The request:
How many of the lines below include "page"? Give the number and no other words.

Stored data:
>>>
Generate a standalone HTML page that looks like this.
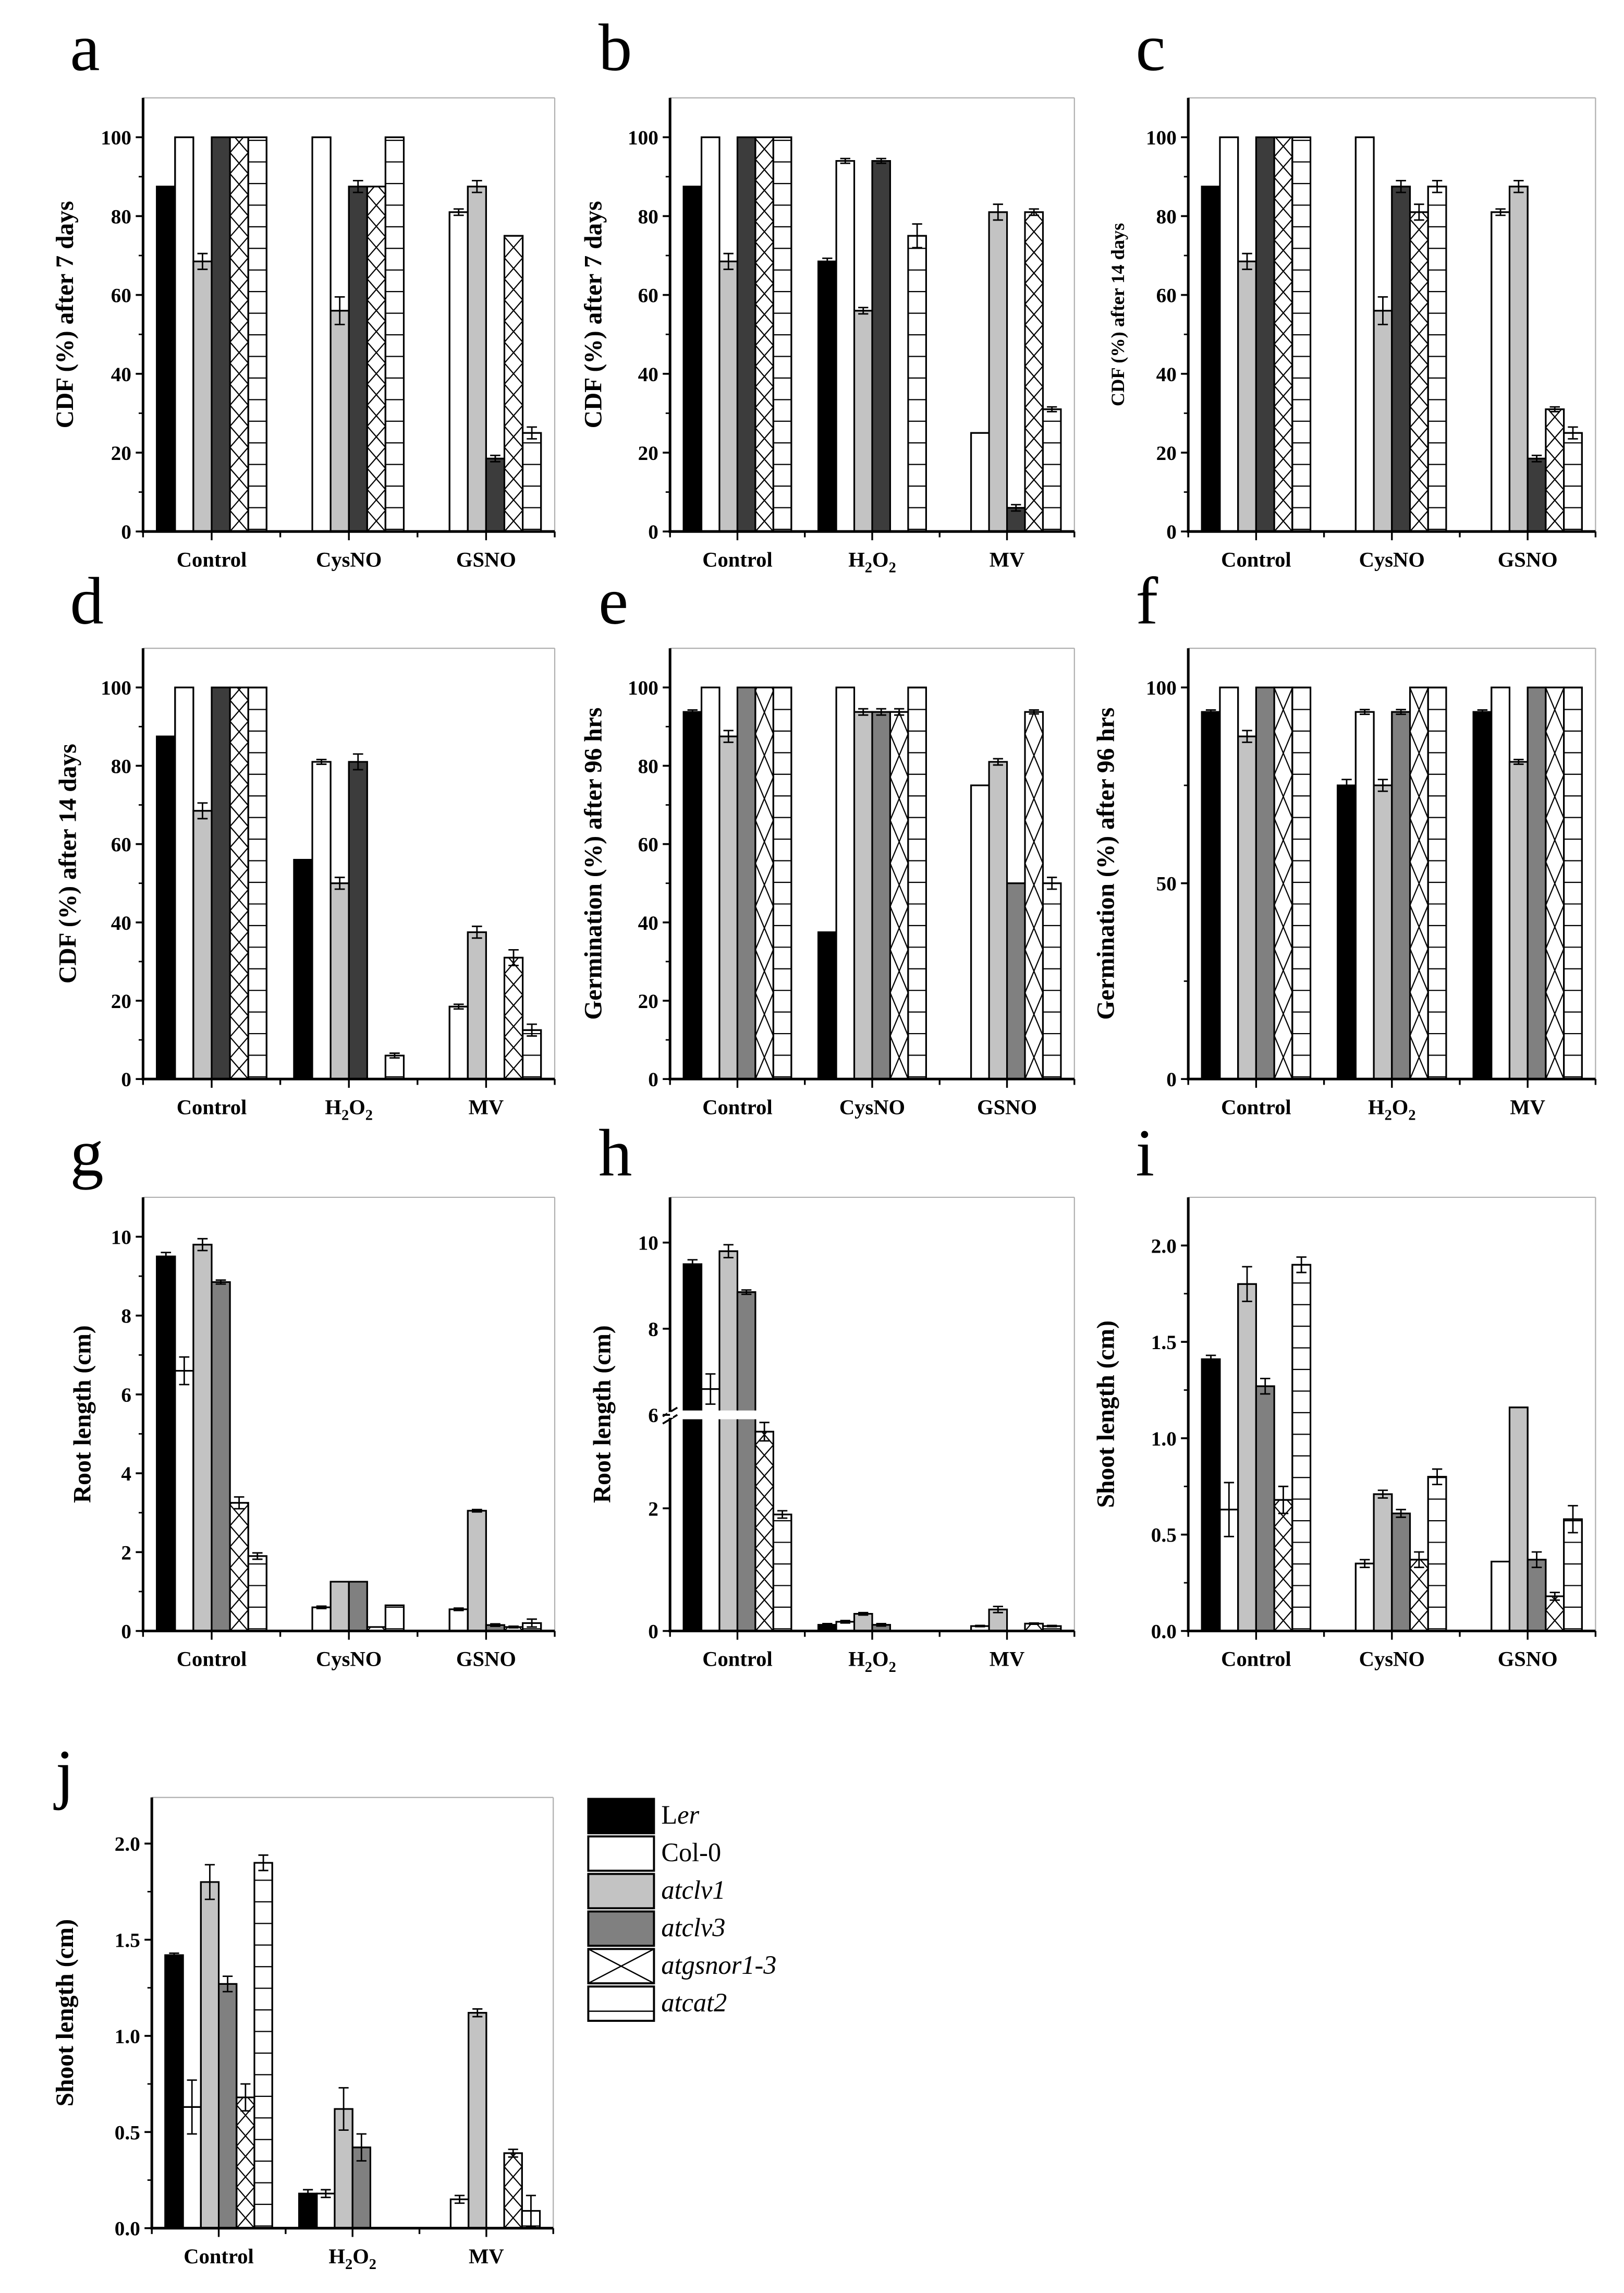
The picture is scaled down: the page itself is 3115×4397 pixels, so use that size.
<!DOCTYPE html>
<html><head><meta charset="utf-8"><style>
html,body{margin:0;padding:0;background:#fff;}
svg{display:block;}
text{font-family:"Liberation Serif",serif;}
</style></head><body>
<svg id="fig" xmlns="http://www.w3.org/2000/svg" width="3115" height="4397" viewBox="0 0 1112.5 1570.4" preserveAspectRatio="none">
<rect x="0" y="0" width="1112.5" height="1570.4" fill="#fff"/>
<defs id="defs"></defs>
<g id="legend"></g>
</svg>
<script>
// ---- data ----
const genotypes = ['Ler','Col-0','atclv1','atclv3','atgsnor1-3','atcat2'];
const catsCys = ['Control','CysNO','GSNO'];
const catsH2O2 = ['Control','H2O2','MV'];
const aValues = [[87.5,100,68.5,100,100,100],[0,100,56,87.5,87.5,100],[0,81,87.5,18.5,75,25]];
const aErrors = [[0,0,2,0,0,0],[0,0,3.5,1.5,0,0],[0,0.8,1.5,0.8,0,1.5]];
const bValues = [[87.5,100,68.5,100,100,100],[68.5,94,56,94,0,75],[0,25,81,6,81,31]];
const bErrors = [[0,0,2,0,0,0],[0.8,0.6,0.8,0.6,0,3],[0,0,2,0.8,0.8,0.6]];
const cValues = [[87.5,100,68.5,100,100,100],[0,100,56,87.5,81,87.5],[0,81,87.5,18.5,31,25]];
const cErrors = [[0,0,2,0,0,0],[0,0,3.5,1.5,2,1.5],[0,0.8,1.5,0.8,0.6,1.5]];
const dValues = [[87.5,100,68.5,100,100,100],[56,81,50,81,0,6],[0,18.5,37.5,0,31,12.5]];
const dErrors = [[0,0,2,0,0,0],[0,0.6,1.5,2,0,0.6],[0,0.6,1.5,0,2,1.5]];
const eValues = [[93.75,100,87.5,100,100,100],[37.5,100,93.75,93.75,93.75,100],[0,75,81,50,93.75,50]];
const eErrors = [[0.5,0,1.5,0,0,0],[0,0,0.8,0.8,0.8,0],[0,0,0.8,0,0.5,1.5]];
const fValues = [[93.75,100,87.5,100,100,100],[75,93.75,75,93.75,100,100],[93.75,100,81,100,100,100]];
const fErrors = [[0.5,0,1.5,0,0,0],[1.5,0.6,1.5,0.6,0,0],[0.5,0,0.6,0,0,0]];
const gValues = [[9.5,6.6,9.8,8.85,3.25,1.9],[0,0.6,1.25,1.25,0.1,0.65],[0,0.55,3.05,0.15,0.1,0.2]];
const gErrors = [[0.1,0.35,0.15,0.05,0.15,0.08],[0,0.03,0,0,0,0],[0,0.03,0.03,0.03,0.02,0.1]];
const hValues = [[9.5,6.6,9.8,8.85,3.25,1.9],[0.1,0.15,0.28,0.1,0,0],[0,0.08,0.35,0,0.12,0.08]];
const hErrors = [[0.1,0.35,0.15,0.05,0.15,0.06],[0.02,0.02,0.02,0.02,0,0],[0,0.01,0.05,0,0.01,0.01]];
const iValues = [[1.41,0.63,1.8,1.27,0.68,1.9],[0,0.35,0.71,0.61,0.37,0.8],[0,0.36,1.16,0.37,0.18,0.58]];
const iErrors = [[0.02,0.14,0.09,0.04,0.07,0.04],[0,0.02,0.02,0.02,0.04,0.04],[0,0,0,0.04,0.02,0.07]];
const jValues = [[1.42,0.63,1.8,1.27,0.68,1.9],[0.18,0.18,0.62,0.42,0,0],[0,0.15,1.12,0,0.39,0.09]];
const jErrors = [[0.01,0.14,0.09,0.04,0.07,0.04],[0.02,0.02,0.11,0.07,0,0],[0,0.02,0.02,0,0.02,0.08]];
const ticksPct = [0,20,40,60,80,100];
const ticksPct50 = [0,50,100];
const ticksRoot = [0,2,4,6,8,10];
const ticksRootBroken = [0,2,6,8,10];
const ticksShoot = [0,0.5,1.0,1.5,2.0];

const NS='http://www.w3.org/2000/svg';
const svg=document.getElementById('fig');
const defs=document.getElementById('defs');
let clipId=0;
function el(tag,attrs,parent){const e=document.createElementNS(NS,tag);for(const k in attrs)e.setAttribute(k,attrs[k]);(parent||svg).appendChild(e);return e;}

function fills(idx,dark){return ['#000','#fff','#c3c3c3',dark?'#3c3c3c':'#808080','#fff','#fff'][idx];}

function drawPattern(g,idx,x,w,top,bottom,hk){
  if(idx<4||bottom-top<0.5)return;
  const id='cl'+(clipId++);
  const cp=el('clipPath',{id:id},defs);
  el('rect',{x:x,y:top,width:w,height:bottom-top},cp);
  const pg=el('g',{'clip-path':'url(#'+id+')'},g);
  if(idx===4){
    const h=w*(hk||1.15);let d='';
    for(let y=bottom;y>top-h*2;y-=2*h){
      d+='M'+x+','+y+'L'+(x+w)+','+(y-h)+'L'+x+','+(y-2*h);
      d+='M'+(x+w)+','+y+'L'+x+','+(y-h)+'L'+(x+w)+','+(y-2*h);
    }
    el('path',{d:d,stroke:'#000','stroke-width':0.8,fill:'none'},pg);
  } else {
    let d='';
    for(let y=bottom-1.5;y>top;y-=14.8){d+='M'+x+','+y+'L'+(x+w)+','+y;}
    el('path',{d:d,stroke:'#000','stroke-width':0.8,fill:'none'},pg);
  }
}

function xLabel(g,txt,x,y,size){
  const t=el('text',{x:x,y:y,'text-anchor':'middle','font-size':size,'font-weight':'bold'},g);
  if(txt==='H2O2'){
    t.appendChild(document.createTextNode('H'));
    const s1=el('tspan',{dy:4,'font-size':size*0.7},t);s1.textContent='2';
    const s2=el('tspan',{dy:-4},t);s2.textContent='O';
    const s3=el('tspan',{dy:4,'font-size':size*0.7},t);s3.textContent='2';
  } else t.textContent=txt;
  return t;
}

function panel(cfg){
  const g=el('g',{});
  
  
  const {x0,x1,y0,yTop}=cfg;
  const ys=cfg.ys||(v=>y0-(v/cfg.ymax)*(y0-yTop));
  el('line',{x1:x0,y1:yTop,x2:x1,y2:yTop,stroke:'#b0b0b0','stroke-width':0.8},g);
  el('line',{x1:x1,y1:yTop,x2:x1,y2:y0,stroke:'#b0b0b0','stroke-width':0.8},g);
  const L=el('text',{x:cfg.lx,y:cfg.ly,'font-size':46},g);L.textContent=cfg.letter;
  
  
  const gw=(x1-x0)/3, span=gw*0.8, bw=span/6;
  cfg.values.forEach((grp,gi)=>{
    const cx=x0+(gi+0.5)*gw;
    grp.forEach((v,bi)=>{
      if(v<=0)return;
      const bx=cx-span/2+bi*bw, top=ys(v);
      const r=el('rect',{x:bx,y:top,width:bw,height:y0-top,fill:fills(bi,cfg.dark),stroke:'#000','stroke-width':1.1},g);
      
      
      drawPattern(g,bi,bx,bw,top,y0,cfg.hatchK);
      el('rect',{x:bx,y:top,width:bw,height:y0-top,fill:'none',stroke:'#000','stroke-width':1.1},g);
      const e=cfg.errors[gi][bi];
      if(e>0){
        const ex=bx+bw/2, c=bw*0.28;
        const eb=el('path',{d:'M'+ex+','+ys(v+e)+'L'+ex+','+ys(Math.max(0,v-e))+'M'+(ex-c)+','+ys(v+e)+'L'+(ex+c)+','+ys(v+e)+'M'+(ex-c)+','+ys(Math.max(0,v-e))+'L'+(ex+c)+','+ys(Math.max(0,v-e)),stroke:'#000','stroke-width':1,fill:'none'},g);
        
        
      }
    });
  });
  if(cfg.breakY){
    el('rect',{x:x0-6,y:cfg.breakY-3,width:x1-x0,height:6,fill:'#fff'},g);
    el('path',{d:'M'+(x0-5)+','+(cfg.breakY+1)+'L'+(x0+5)+','+(cfg.breakY-5)+'M'+(x0-5)+','+(cfg.breakY+6)+'L'+(x0+5)+','+(cfg.breakY)+'',stroke:'#000','stroke-width':1.3,fill:'none'},g);
  }
  const ya=el('line',{x1:x0,y1:yTop,x2:x0,y2:y0,stroke:'#000','stroke-width':1.8},g);
  
  if(cfg.breakY) el('rect',{x:x0-2,y:cfg.breakY-2,width:4,height:4,fill:'#fff'},g);
  const xa=el('line',{x1:x0-1,y1:y0,x2:x1,y2:y0,stroke:'#000','stroke-width':1.8},g);
  
  cfg.ticks.forEach((t,i)=>{
    const y=ys(t);
    el('line',{x1:x0-5,y1:y,x2:x0,y2:y,stroke:'#000','stroke-width':1.3},g);
    const tl=el('text',{x:x0-8,y:y+5,'text-anchor':'end','font-size':14,'font-weight':'bold'},g);
    tl.textContent=cfg.fmt?cfg.fmt(t):String(t);
    
    if(!cfg.noMinor && i<cfg.ticks.length-1){
      const m=(t+cfg.ticks[i+1])/2;
      el('line',{x1:x0-3,y1:ys(m),x2:x0,y2:ys(m),stroke:'#000','stroke-width':1},g);
    }
  });
  for(let k=0;k<=6;k++){
    const x=x0+k*gw/2;
    el('line',{x1:x,y1:y0,x2:x,y2:y0+(k%2?6:4),stroke:'#000','stroke-width':1.2},g);
  }
  cfg.cats.forEach((c,gi)=>{
    const t=xLabel(g,c,x0+(gi+0.5)*gw,y0+24,14.5);
    
  });
  const ty=(y0+yTop)/2;
  const yt=el('text',{x:cfg.tx,y:ty,'text-anchor':'middle','font-size':cfg.tsize||17,'font-weight':'bold',transform:'rotate(-90 '+cfg.tx+' '+ty+')'},g);
  yt.textContent=cfg.title;
  
}

const C1=[98,380],C2=[459,736],C3=[814,1093];
const R1=[364,67],R2=[739,444],R3=[1117,820];
panel({letter:'a',lx:48,ly:48,x0:C1[0],x1:C1[1],y0:R1[0],yTop:R1[1],ymax:110,ticks:ticksPct,values:aValues,errors:aErrors,cats:catsCys,dark:true,title:'CDF (%) after 7 days',tx:50});
panel({letter:'b',lx:410,ly:48,x0:C2[0],x1:C2[1],y0:R1[0],yTop:R1[1],ymax:110,ticks:ticksPct,values:bValues,errors:bErrors,cats:catsH2O2,dark:true,title:'CDF (%) after 7 days',tx:412});
panel({letter:'c',lx:778,ly:48,x0:C3[0],x1:C3[1],y0:R1[0],yTop:R1[1],ymax:110,ticks:ticksPct,values:cValues,errors:cErrors,cats:catsCys,dark:true,title:'CDF (%) after 14 days',tx:770,tsize:13});
panel({letter:'d',lx:48,ly:427,x0:C1[0],x1:C1[1],y0:R2[0],yTop:R2[1],ymax:110,ticks:ticksPct,values:dValues,errors:dErrors,cats:catsH2O2,dark:true,title:'CDF (%) after 14 days',tx:52});
panel({letter:'e',lx:410,ly:427,x0:C2[0],x1:C2[1],y0:R2[0],yTop:R2[1],ymax:110,ticks:ticksPct,values:eValues,errors:eErrors,cats:catsCys,dark:false,hatchK:2.4,title:'Germination (%) after 96 hrs',tx:412});
panel({letter:'f',lx:778,ly:427,x0:C3[0],x1:C3[1],y0:R2[0],yTop:R2[1],ymax:110,ticks:ticksPct50,values:fValues,errors:fErrors,cats:catsH2O2,dark:false,hatchK:2.4,title:'Germination (%) after 96 hrs',tx:763});
panel({letter:'g',lx:48,ly:805,x0:C1[0],x1:C1[1],y0:R3[0],yTop:R3[1],ymax:11,ticks:ticksRoot,values:gValues,errors:gErrors,cats:catsCys,dark:false,title:'Root length (cm)',tx:62});
panel({letter:'h',lx:410,ly:805,x0:C2[0],x1:C2[1],y0:R3[0],yTop:R3[1],ticks:ticksRootBroken,noMinor:true,breakY:969,
  ys:v=>v<=3.6?1117-v*42:969-(v-6)*29.5,values:hValues,errors:hErrors,cats:catsH2O2,dark:false,title:'Root length (cm)',tx:418});
panel({letter:'i',lx:778,ly:805,x0:C3[0],x1:C3[1],y0:R3[0],yTop:R3[1],ymax:2.25,ticks:ticksShoot,fmt:t=>t.toFixed(1),values:iValues,errors:iErrors,cats:catsCys,dark:false,title:'Shoot length (cm)',tx:763});
panel({letter:'j',lx:38,ly:1230,x0:104,x1:379,y0:1526,yTop:1231,ymax:2.24,ticks:ticksShoot,fmt:t=>t.toFixed(1),values:jValues,errors:jErrors,cats:catsH2O2,dark:false,title:'Shoot length (cm)',tx:50});

const lg=document.getElementById('legend');
const legendLabels=['Ler','Col-0','atclv1','atclv3','atgsnor1-3','atcat2'];
legendLabels.forEach((lab,i)=>{
  const y=1232+i*25.7, x=403, w=45, h=23.5;
  const r=el('rect',{x:x,y:y,width:w,height:h,fill:fills(i,false),stroke:'#000','stroke-width':1.4},lg);
  
  
  if(i===4){el('path',{d:'M'+x+','+y+'L'+(x+w)+','+(y+h)+'M'+(x+w)+','+y+'L'+x+','+(y+h),stroke:'#000','stroke-width':0.9,fill:'none'},lg);}
  if(i===5){el('line',{x1:x,y1:y+h*0.72,x2:x+w,y2:y+h*0.72,stroke:'#000','stroke-width':0.9},lg);}
  const t=el('text',{x:453,y:y+17,'font-size':18},lg);
  
  
  if(i===0){t.appendChild(document.createTextNode('L'));const s=el('tspan',{'font-style':'italic'},t);s.textContent='er';}
  else if(i===1){t.textContent='Col-0';}
  else {t.setAttribute('font-style','italic');t.textContent=lab;}
});
</script>
</body></html>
<<<
Answer in full:
2